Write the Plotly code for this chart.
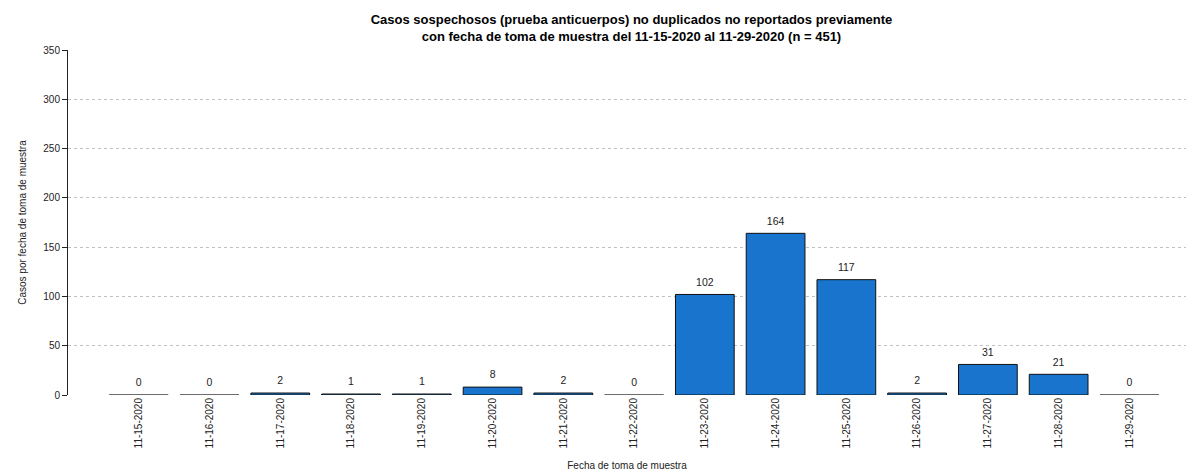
import plotly.graph_objects as go

categories = ["11-15-2020", "11-16-2020", "11-17-2020", "11-18-2020", "11-19-2020",
              "11-20-2020", "11-21-2020", "11-22-2020", "11-23-2020", "11-24-2020",
              "11-25-2020", "11-26-2020", "11-27-2020", "11-28-2020", "11-29-2020"]
values = [0, 0, 2, 1, 1, 8, 2, 0, 102, 164, 117, 2, 31, 21, 0]
y_ticks = [0, 50, 100, 150, 200, 250, 300, 350]

xs = list(range(len(categories)))
bar_w = 0.83
FONT = "Liberation Sans, Arial, sans-serif"

fig = go.Figure()
fig.add_trace(go.Bar(
    x=xs, y=values, width=bar_w,
    marker=dict(color="#1874CD", line=dict(color="#111111", width=1)),
    hoverinfo="x+y", showlegend=False,
))

# outline for zero-height bars (as drawn by the original)
zx, zy = [], []
for x, v in zip(xs, values):
    if v == 0:
        zx += [x - bar_w / 2, x + bar_w / 2, None]
        zy += [v, v, None]
fig.add_trace(go.Scatter(x=zx, y=zy, mode="lines",
                         line=dict(color="#777777", width=1.5),
                         hoverinfo="skip", showlegend=False))

fig.add_trace(go.Scatter(
    x=xs, y=values, mode="markers+text", text=[str(v) for v in values],
    marker=dict(size=8, color="rgba(0,0,0,0)"),
    textposition="top center", textfont=dict(size=10.5, color="#222222", family=FONT),
    hoverinfo="skip", showlegend=False,
))

fig.update_layout(
    width=1186, height=475,
    margin=dict(l=68, r=0, t=50, b=80),
    paper_bgcolor="white", plot_bgcolor="white",
    font=dict(family=FONT, size=10, color="#222222"),
    title=dict(
        text="<b>Casos sospechosos (prueba anticuerpos) no duplicados no reportados previamente<br>con fecha de toma de muestra del 11-15-2020 al 11-29-2020 (n = 451)</b>",
        x=0.504, xanchor="center", xref="paper", yref="container", y=0.949, yanchor="top",
        font=dict(size=13, color="#000000", family=FONT),
    ),
    bargap=0.17,
)
fig.update_xaxes(
    range=[-1.0, 14.8], tickmode="array", tickvals=xs, ticktext=categories,
    tickangle=-90, showgrid=False, zeroline=False, showline=False, automargin=False,
    ticks="", tickfont=dict(size=10, color="#222222"),
    title=dict(text="Fecha de toma de muestra", font=dict(size=10, color="#222222"), standoff=14),
)
fig.update_yaxes(
    range=[0, 350], tickmode="array", tickvals=y_ticks, automargin=False,
    showgrid=True, gridcolor="#c0c0c0", griddash="dot", gridwidth=1,
    zeroline=False, showline=True, linecolor="#222222", linewidth=1,
    ticks="outside", ticklen=5, tickcolor="#222222",
    tickfont=dict(size=10, color="#222222"),
    title=dict(text="Casos por fecha de toma de muestra", font=dict(size=10, color="#222222"), standoff=14),
)

fig.write_html("out.html", config={"displayModeBar": False},
               post_script="document.body.style.margin='0';")
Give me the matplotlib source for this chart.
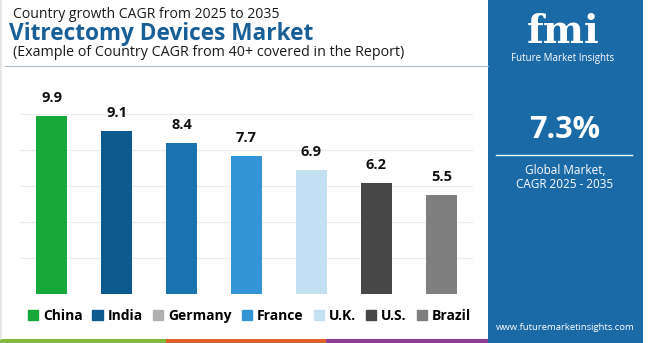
import matplotlib.pyplot as plt
from matplotlib.patches import Rectangle
from matplotlib.lines import Line2D
import numpy as np

countries = ["China", "India", "Germany", "France", "U.K.", "U.S.", "Brazil"]
cagr = [9.9, 9.1, 8.4, 7.7, 6.9, 6.2, 5.5]
bar_colors = ["#17a83a", "#0c5a8e", "#1a73ae", "#3395d5", "#c4e1f3", "#474747", "#7f7f7f"]
legend_colors = ["#17a83a", "#0c5a8e", "#b0b0b0", "#3395d5", "#c4e1f3", "#474747", "#7f7f7f"]
global_cagr = "7.3%"

W, H = 650, 343
fig = plt.figure(figsize=(W / 100, H / 100), dpi=100)
fig.patch.set_facecolor("white")

def fx(px):
    return px / W

def fy(px):
    # px measured from top
    return 1 - px / H

# plot area
ax = fig.add_axes([fx(20), fy(294), fx(473 - 20), (294 - 105.5) / H])
x = np.arange(len(countries))
ax.bar(x, cagr, width=0.49, color=bar_colors, zorder=3)
for xi, v in zip(x, cagr):
    ax.annotate(f"{v}", (xi, v), xytext=(0, 8), textcoords="offset points",
                ha="center", va="bottom", fontsize=10.5, fontweight="bold",
                color="#111111", family="Open Sans")
ax.set_xlim(-0.485, 6.485)
ax.set_ylim(0, 10.5)
ax.set_yticks(np.arange(0, 11, 2))
ax.grid(axis="y", color="#ebebeb", linewidth=0.9, zorder=0)
ax.tick_params(left=False, bottom=False, labelleft=False, labelbottom=False)
for s in ax.spines.values():
    s.set_visible(False)

# titles
fig.text(fx(13), fy(15), "Country growth CAGR from 2025 to 2035", fontsize=10.1,
         color="#1a1a1a", va="center", ha="left", family="Open Sans")
fig.text(fx(9), fy(34), "Vitrectomy Devices Market", fontsize=16.3, fontweight="bold",
         color="#175f96", va="center", ha="left", family="Open Sans")
fig.text(fx(13), fy(53), "(Example of Country CAGR from 40+ covered in the Report)",
         fontsize=10.3, color="#1a1a1a", va="center", ha="left", family="Open Sans")
fig.add_artist(Line2D([fx(5), fx(488)], [fy(66), fy(66)], color="#a9bccc", lw=0.8))

# left border
fig.add_artist(Line2D([fx(1), fx(1)], [fy(0), fy(339)], color="#e2e2e2", lw=1.2))

# legend
handles = [Rectangle((0, 0), 1, 1, color=c) for c in legend_colors]
fig.legend(handles, countries, loc="center left", bbox_to_anchor=(fx(22), fy(316)),
           ncol=len(countries), frameon=False, handlelength=0.75, handleheight=0.75,
           handletextpad=0.35, columnspacing=0.72, borderaxespad=0,
           prop={"family": "Open Sans", "weight": "bold", "size": 10})

# bottom strip
for x0, x1, c in [(0, 166, "#86b83e"), (166, 326, "#e0622a"), (326, 488, "#8e3c96")]:
    fig.add_artist(Rectangle((fx(x0), 0), fx(x1 - x0), 4 / H, lw=0, facecolor=c))

# right panel
panel = "#1b6aa8"
fig.add_artist(Rectangle((fx(488), 0), fx(643 - 488), 1, facecolor=panel, lw=0))
fig.text(fx(563), fy(43), "fmi", fontsize=28, fontweight="bold", color="white",
         ha="center", va="baseline", family="DejaVu Serif")
fig.text(fx(563), fy(59), "Future Market Insights", fontsize=7, color="white",
         ha="center", va="center", family="Open Sans")
fig.text(fx(565), fy(130), global_cagr, fontsize=22, fontweight="bold", color="white",
         ha="center", va="center", family="Open Sans")
fig.add_artist(Line2D([fx(496), fx(632)], [fy(155), fy(155)], color="white", lw=1))
fig.text(fx(565), fy(170), "Global Market,", fontsize=8.5, color="white",
         ha="center", va="center", family="Open Sans")
fig.text(fx(565), fy(184), "CAGR 2025 - 2035", fontsize=8.5, color="white",
         ha="center", va="center", family="Open Sans")
fig.text(fx(565), fy(328), "www.futuremarketinsights.com", fontsize=6.8, color="white",
         ha="center", va="center", family="Open Sans")

fig.savefig("out.png", dpi=100)
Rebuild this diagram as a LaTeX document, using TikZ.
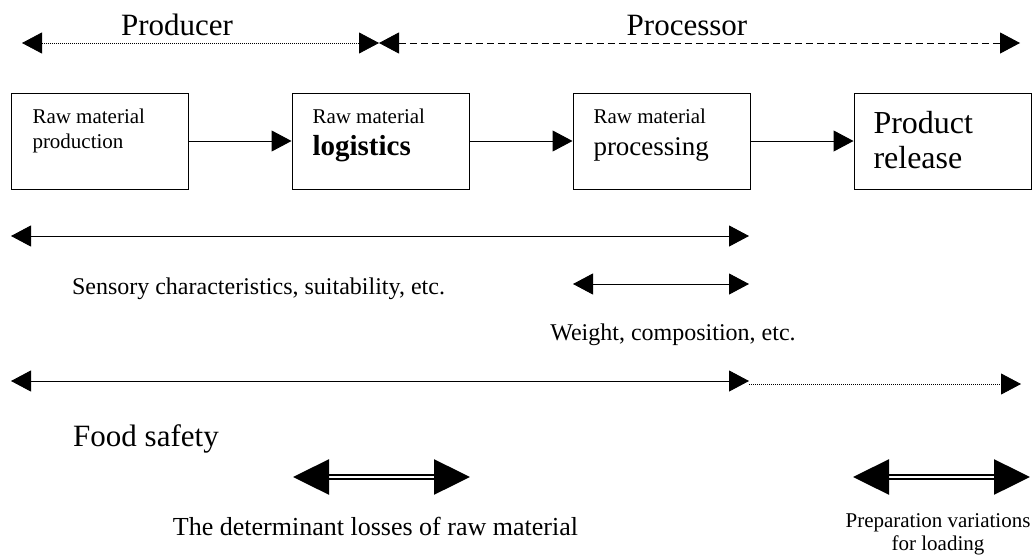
-------------------------
Requirements. From the listing, extract all text exactly as given and drop any picture.

Exercise answer.
Write the Plotly code for this chart.
import plotly.graph_objects as go

categories = ["11-15-2020", "11-16-2020", "11-17-2020", "11-18-2020", "11-19-2020",
              "11-20-2020", "11-21-2020", "11-22-2020", "11-23-2020", "11-24-2020",
              "11-25-2020", "11-26-2020", "11-27-2020", "11-28-2020", "11-29-2020"]
values = [0, 0, 2, 1, 1, 8, 2, 0, 102, 164, 117, 2, 31, 21, 0]
y_ticks = [0, 50, 100, 150, 200, 250, 300, 350]

xs = list(range(len(categories)))
bar_w = 0.83
FONT = "Liberation Sans, Arial, sans-serif"

fig = go.Figure()
fig.add_trace(go.Bar(
    x=xs, y=values, width=bar_w,
    marker=dict(color="#1874CD", line=dict(color="#111111", width=1)),
    hoverinfo="x+y", showlegend=False,
))

# outline for zero-height bars (as drawn by the original)
zx, zy = [], []
for x, v in zip(xs, values):
    if v == 0:
        zx += [x - bar_w / 2, x + bar_w / 2, None]
        zy += [v, v, None]
fig.add_trace(go.Scatter(x=zx, y=zy, mode="lines",
                         line=dict(color="#777777", width=1.5),
                         hoverinfo="skip", showlegend=False))

fig.add_trace(go.Scatter(
    x=xs, y=values, mode="markers+text", text=[str(v) for v in values],
    marker=dict(size=8, color="rgba(0,0,0,0)"),
    textposition="top center", textfont=dict(size=10.5, color="#222222", family=FONT),
    hoverinfo="skip", showlegend=False,
))

fig.update_layout(
    width=1186, height=475,
    margin=dict(l=68, r=0, t=50, b=80),
    paper_bgcolor="white", plot_bgcolor="white",
    font=dict(family=FONT, size=10, color="#222222"),
    title=dict(
        text="<b>Casos sospechosos (prueba anticuerpos) no duplicados no reportados previamente<br>con fecha de toma de muestra del 11-15-2020 al 11-29-2020 (n = 451)</b>",
        x=0.504, xanchor="center", xref="paper", yref="container", y=0.949, yanchor="top",
        font=dict(size=13, color="#000000", family=FONT),
    ),
    bargap=0.17,
)
fig.update_xaxes(
    range=[-1.0, 14.8], tickmode="array", tickvals=xs, ticktext=categories,
    tickangle=-90, showgrid=False, zeroline=False, showline=False, automargin=False,
    ticks="", tickfont=dict(size=10, color="#222222"),
    title=dict(text="Fecha de toma de muestra", font=dict(size=10, color="#222222"), standoff=14),
)
fig.update_yaxes(
    range=[0, 350], tickmode="array", tickvals=y_ticks, automargin=False,
    showgrid=True, gridcolor="#c0c0c0", griddash="dot", gridwidth=1,
    zeroline=False, showline=True, linecolor="#222222", linewidth=1,
    ticks="outside", ticklen=5, tickcolor="#222222",
    tickfont=dict(size=10, color="#222222"),
    title=dict(text="Casos por fecha de toma de muestra", font=dict(size=10, color="#222222"), standoff=14),
)

fig.write_html("out.html", config={"displayModeBar": False},
               post_script="document.body.style.margin='0';")
Give me the matplotlib source for this chart.
import matplotlib.pyplot as plt
from matplotlib.patches import Rectangle
from matplotlib.lines import Line2D
import numpy as np

countries = ["China", "India", "Germany", "France", "U.K.", "U.S.", "Brazil"]
cagr = [9.9, 9.1, 8.4, 7.7, 6.9, 6.2, 5.5]
bar_colors = ["#17a83a", "#0c5a8e", "#1a73ae", "#3395d5", "#c4e1f3", "#474747", "#7f7f7f"]
legend_colors = ["#17a83a", "#0c5a8e", "#b0b0b0", "#3395d5", "#c4e1f3", "#474747", "#7f7f7f"]
global_cagr = "7.3%"

W, H = 650, 343
fig = plt.figure(figsize=(W / 100, H / 100), dpi=100)
fig.patch.set_facecolor("white")

def fx(px):
    return px / W

def fy(px):
    # px measured from top
    return 1 - px / H

# plot area
ax = fig.add_axes([fx(20), fy(294), fx(473 - 20), (294 - 105.5) / H])
x = np.arange(len(countries))
ax.bar(x, cagr, width=0.49, color=bar_colors, zorder=3)
for xi, v in zip(x, cagr):
    ax.annotate(f"{v}", (xi, v), xytext=(0, 8), textcoords="offset points",
                ha="center", va="bottom", fontsize=10.5, fontweight="bold",
                color="#111111", family="Open Sans")
ax.set_xlim(-0.485, 6.485)
ax.set_ylim(0, 10.5)
ax.set_yticks(np.arange(0, 11, 2))
ax.grid(axis="y", color="#ebebeb", linewidth=0.9, zorder=0)
ax.tick_params(left=False, bottom=False, labelleft=False, labelbottom=False)
for s in ax.spines.values():
    s.set_visible(False)

# titles
fig.text(fx(13), fy(15), "Country growth CAGR from 2025 to 2035", fontsize=10.1,
         color="#1a1a1a", va="center", ha="left", family="Open Sans")
fig.text(fx(9), fy(34), "Vitrectomy Devices Market", fontsize=16.3, fontweight="bold",
         color="#175f96", va="center", ha="left", family="Open Sans")
fig.text(fx(13), fy(53), "(Example of Country CAGR from 40+ covered in the Report)",
         fontsize=10.3, color="#1a1a1a", va="center", ha="left", family="Open Sans")
fig.add_artist(Line2D([fx(5), fx(488)], [fy(66), fy(66)], color="#a9bccc", lw=0.8))

# left border
fig.add_artist(Line2D([fx(1), fx(1)], [fy(0), fy(339)], color="#e2e2e2", lw=1.2))

# legend
handles = [Rectangle((0, 0), 1, 1, color=c) for c in legend_colors]
fig.legend(handles, countries, loc="center left", bbox_to_anchor=(fx(22), fy(316)),
           ncol=len(countries), frameon=False, handlelength=0.75, handleheight=0.75,
           handletextpad=0.35, columnspacing=0.72, borderaxespad=0,
           prop={"family": "Open Sans", "weight": "bold", "size": 10})

# bottom strip
for x0, x1, c in [(0, 166, "#86b83e"), (166, 326, "#e0622a"), (326, 488, "#8e3c96")]:
    fig.add_artist(Rectangle((fx(x0), 0), fx(x1 - x0), 4 / H, lw=0, facecolor=c))

# right panel
panel = "#1b6aa8"
fig.add_artist(Rectangle((fx(488), 0), fx(643 - 488), 1, facecolor=panel, lw=0))
fig.text(fx(563), fy(43), "fmi", fontsize=28, fontweight="bold", color="white",
         ha="center", va="baseline", family="DejaVu Serif")
fig.text(fx(563), fy(59), "Future Market Insights", fontsize=7, color="white",
         ha="center", va="center", family="Open Sans")
fig.text(fx(565), fy(130), global_cagr, fontsize=22, fontweight="bold", color="white",
         ha="center", va="center", family="Open Sans")
fig.add_artist(Line2D([fx(496), fx(632)], [fy(155), fy(155)], color="white", lw=1))
fig.text(fx(565), fy(170), "Global Market,", fontsize=8.5, color="white",
         ha="center", va="center", family="Open Sans")
fig.text(fx(565), fy(184), "CAGR 2025 - 2035", fontsize=8.5, color="white",
         ha="center", va="center", family="Open Sans")
fig.text(fx(565), fy(328), "www.futuremarketinsights.com", fontsize=6.8, color="white",
         ha="center", va="center", family="Open Sans")

fig.savefig("out.png", dpi=100)
Rebuild this diagram as a LaTeX document, using TikZ.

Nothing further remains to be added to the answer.